= William Hemmerdinger =

William Hemmerdinger is an American artist, gallery owner, critic, and educator. For most of his artistic career he lived and worked in Los Angeles. He now teaches at the Boston Architectural college.

== Education ==
Hemmerdinger earned an Associate of Arts degree at College of the Desert. He received his Bachelor of Arts in 1973 from the University of California, Riverside, where he studied art, architecture, art history, and Asian languages. In 1975, Hemmerdinger earned his MFA from Claremont Graduate School. He returned to Claremont to complete his PhD in philosophy with an emphasis on aesthetics.

== Career ==
Hemmerdinger was a member of the California Watercolor Society from 1971 to 1996. He studied Asian brush painting under J. Ma Leung and sculpture and design with Hovak Najarian. After graduating from UC Riverside, Hemmerdinger was the recipient of a fellowship at the National Palace Museum in China and a residency at the Myoshinji Monastery in Japan. During his time in Asia he associated with the Fifth Moon Group (Fong Chung-ray and Liu Kuo-sung), Running Rain Group, Hideo Sakata, and Bong Tae Kim.

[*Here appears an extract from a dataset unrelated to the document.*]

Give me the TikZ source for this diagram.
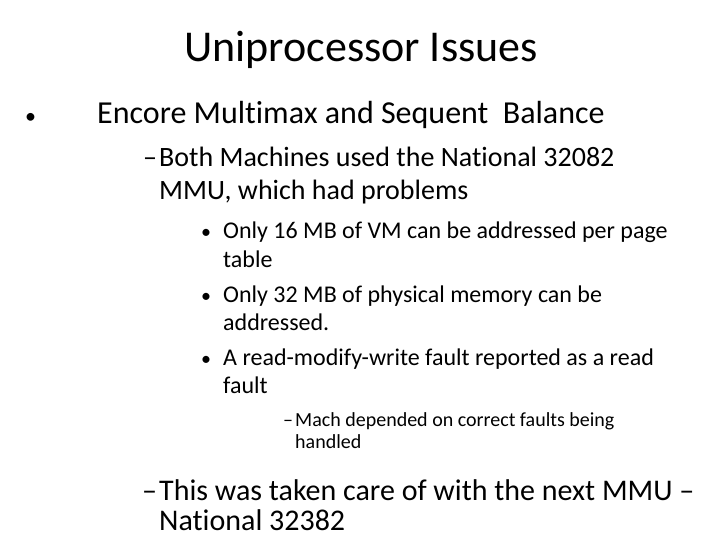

In addition to his work with watercolors, Hemmerdinger found success with mixed media paintings, sculpture, and printmaking. His works are held by a number of institutions throughout the nation and internationally.

Together with his wife Catherine, William Hemmerdinger opened the William and Catherine Hemmerdinger Gallery in Palm Desert, California. Throughout the 1980s and 1990s, the gallery appraised and exhibited European and American painting, sculpture, prints, and photographs in addition to Native American art and non-western art.

William Hemmerdinger's reviews for exhibitions and galleries in Southern California have been published in Artweek, Art Scene, and Arts Magazine. He has taught at Claremont Graduate School, Pomona College, Otis Art College, and California Institute of the Arts. Hemmerdinger currently teaches Design Media at Boston Architectural College.